Dealing With a Large Tax Bill


After De’Lante A. Rawls, 34, left his job as an insurance agent in 2002 to open his own  agency, he was hit with a $7,000 tax bill because he hadn’t withheld taxes on his self-employment earnings. When he couldn’t pay the entire bill immediately, he consulted with a certified public accountant who advised him to file his return on time and arrange an installment plan with the Internal Revenue Service.

“They put me on a five-year plan to pay it off,”says Rawls, now founder and managing principal of National Insurance Consulting Group in Washington, D.C. The monthly payments of $150 covered the balance plus interest and late penalties. But Rawls, determined to accelerate the payments, applied every extra cent he could and paid off the balance in 18 months.

As Rawls discovered, an unexpectedly large tax bill can pose a daunting challenge, but it doesn’t have to be financially devastating. “Most taxpayers are afraid of the IRS,” says Anthony G. King, a partner with Baltimore-based CPA firm King, King & Associates PA and a board member of the National Association of Black Accountants. “But the IRS is flexible.” This year in particular, the IRS has announced that it will assist taxpayers in light of the ailing economy (www.irs.gov/pub/irs-news/ir-09-002.pdf), so if you find yourself with a tax bill you can’t pay, consider the following:

Be up front. “Come clean, because the IRS is going to get its money eventually,” says Patrick Fleenor, chief economist at the Tax Foundation, a nonpartisan tax research group based in Washington, D.C. Unlike other types of creditors such as mortgage lenders, the IRS can garnish your wages, Fleenor points out.

File on time. Even if you don’t have the money to pay, file your taxes on time, says Cindy Hockenberry, tax research coordinator at the National Association of Tax Professionals, an industry trade group based in Appleton, Wisconsin. “There’s a failure-to-file penalty and a failure-to-pay penalty,” she says. The combined penalty is 5% (4.5% for filing late, and 0.5% for paying late) of the amount owed for each month or part of the month that the return is late, up to 25%.

Ask for an installment agreement. An installment agreement lets you pay off the debt over a period of time. If you owe less than $25,000, the process of setting up an installment agreement involves paying a fee of up to $105 and filing IRS Form 9465. “That form basically says, ‘I owe you $5,000 on my tax return, I’m sending you $500 right now, and then on a certain day of the month I will send you another $300 a month until it’s paid,’” says King.
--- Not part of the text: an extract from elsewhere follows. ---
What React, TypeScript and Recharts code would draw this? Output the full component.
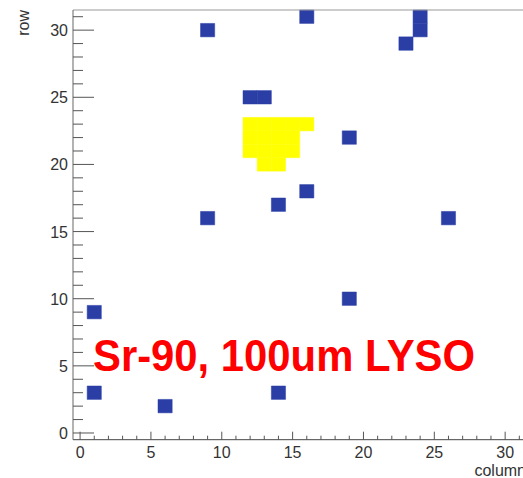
import React from 'react';
import { ScatterChart, Scatter, XAxis, YAxis, ReferenceArea, ReferenceLine } from 'recharts';

// Occupied pixels (column, row) with a single hit -> blue
const blueCols = [1, 6, 14, 1, 19, 9, 14, 16, 26, 19, 12, 13, 9, 16, 23, 24, 24];
const blueRows = [3, 2, 3, 9, 10, 16, 17, 18, 16, 22, 25, 25, 30, 31, 29, 30, 31];

// Beam-spot cluster -> yellow
const yellowCols = [12, 13, 14, 15, 16, 12, 13, 14, 15, 12, 13, 14, 15, 13, 14];
const yellowRows = [23, 23, 23, 23, 23, 22, 22, 22, 22, 21, 21, 21, 21, 20, 20];

const xTicks = [0, 1, 2, 3, 4, 5, 6, 7, 8, 9, 10, 11, 12, 13, 14, 15, 16, 17, 18, 19, 20, 21, 22, 23, 24, 25, 26, 27, 28, 29, 30, 31];
const yTicks = [0, 1, 2, 3, 4, 5, 6, 7, 8, 9, 10, 11, 12, 13, 14, 15, 16, 17, 18, 19, 20, 21, 22, 23, 24, 25, 26, 27, 28, 29, 30, 31];
const majorTicks = [0, 5, 10, 15, 20, 25, 30];

const axisMin = -0.5;
const axisMax = 31.5;

const blueCells = blueCols.map((c, i) => ({ col: c, row: blueRows[i] }));
const yellowCells = yellowCols.map((c, i) => ({ col: c, row: yellowRows[i] }));
const allCells = [...blueCells, ...yellowCells];

const FONT = '"Liberation Sans", Arial, Helvetica, sans-serif';
const BLUE = '#2a3ea6';
const YELLOW = '#ffff00';

const XTick = (props: any) => {
  const { x, y, payload } = props;
  const major = majorTicks.includes(payload.value);
  return (
    <g>
      <line x1={x} y1={y} x2={x} y2={y - (major ? 8 : 4)} stroke="#555" strokeWidth={1} />
      {major && (
        <text x={x} y={y + 18} textAnchor="middle" fontSize={16} fill="#333" fontFamily={FONT}>
          {payload.value}
        </text>
      )}
    </g>
  );
};

const YTick = (props: any) => {
  const { x, y, payload } = props;
  const major = majorTicks.includes(payload.value);
  return (
    <g>
      <line x1={x} y1={y} x2={x + (major ? 21 : 10)} y2={y} stroke="#555" strokeWidth={1} />
      {major && (
        <text x={x - 5} y={y + 6} textAnchor="end" fontSize={16} fill="#333" fontFamily={FONT}>
          {payload.value}
        </text>
      )}
    </g>
  );
};

export default function App() {
  return (
    <div
      style={{
        position: 'fixed',
        left: 0,
        top: 0,
        width: 523,
        height: 478,
        overflow: 'hidden',
        background: '#fff',
      }}
    >
      <div style={{ position: 'relative', width: 530, height: 478 }}>
        <ScatterChart width={530} height={478} margin={{ top: 10, right: 3.6, bottom: 0, left: 0 }}>
          <XAxis
            type="number"
            dataKey="col"
            domain={[axisMin, axisMax]}
            ticks={xTicks}
            interval={0}
            allowDataOverflow
            height={38.3}
            tickSize={0}
            tickMargin={0}
            tickLine={false}
            tick={<XTick />}
            axisLine={{ stroke: '#444', strokeWidth: 1 }}
          />
          <YAxis
            type="number"
            dataKey="row"
            domain={[axisMin, axisMax]}
            ticks={yTicks}
            interval={0}
            allowDataOverflow
            width={73}
            tickSize={0}
            tickMargin={0}
            tickLine={false}
            tick={<YTick />}
            axisLine={{ stroke: '#666', strokeWidth: 1 }}
          />
          <ReferenceLine y={axisMax} stroke="#999" strokeWidth={1} />
          <ReferenceLine x={axisMax} stroke="#999" strokeWidth={1} />
          {blueCells.map((c, i) => (
            <ReferenceArea
              key={'b' + i}
              x1={c.col - 0.5}
              x2={c.col + 0.5}
              y1={c.row - 0.5}
              y2={c.row + 0.5}
              fill={BLUE}
              fillOpacity={1}
              stroke={BLUE}
              strokeWidth={0.5}
              ifOverflow="visible"
            />
          ))}
          {yellowCells.map((c, i) => (
            <ReferenceArea
              key={'y' + i}
              x1={c.col - 0.5}
              x2={c.col + 0.5}
              y1={c.row - 0.5}
              y2={c.row + 0.5}
              fill={YELLOW}
              fillOpacity={1}
              stroke={YELLOW}
              strokeWidth={0.5}
              ifOverflow="visible"
            />
          ))}
          <Scatter data={allCells} isAnimationActive={false} shape={() => <g />} />
        </ScatterChart>
        <svg
          width={530}
          height={478}
          style={{ position: 'absolute', left: 0, top: 0, pointerEvents: 'none' }}
        >
          <text
            transform="translate(29,10) rotate(-90)"
            textAnchor="end"
            fontSize={16}
            fill="#333"
            fontFamily={FONT}
          >
            row
          </text>
          <text x={526} y={476} textAnchor="end" fontSize={16} fill="#333" fontFamily={FONT}>
            column
          </text>
          <text
            x={93}
            y={371}
            fontSize={44}
            fontWeight="bold"
            fill="#ff0000"
            fontFamily={FONT}
            textLength={382}
            lengthAdjust="spacingAndGlyphs"
          >
            Sr-90, 100um LYSO
          </text>
        </svg>
      </div>
    </div>
  );
}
For debts of $25,000 or more, you can still request an installment agreement, but you may need to submit information about your finances so the IRS can assess your situation. In addition to late penalties, you’ll pay interest–the federal short-term rate plus 3% (at press time, 5%), a rate that can change every three months.

Seek an Offer in Compromise. If your tax bill exceeds what you can afford to pay in the near future, the IRS may agree to an OIC, which basically means the IRS will accept less than the due amount. However, a taxpayer cannot have assets, such as equity or retirement accounts; nor any way of amassing enough income to cover the bill. Also, be aware that an OIC can cost thousands in CPA fees since negotiating one can take more than a year. You must also submit documents detailing your financial picture, King says.

Whatever agreement you make with the IRS, make sure you keep it or the deal will be null and void. If that happens, the IRS can demand the money immediately.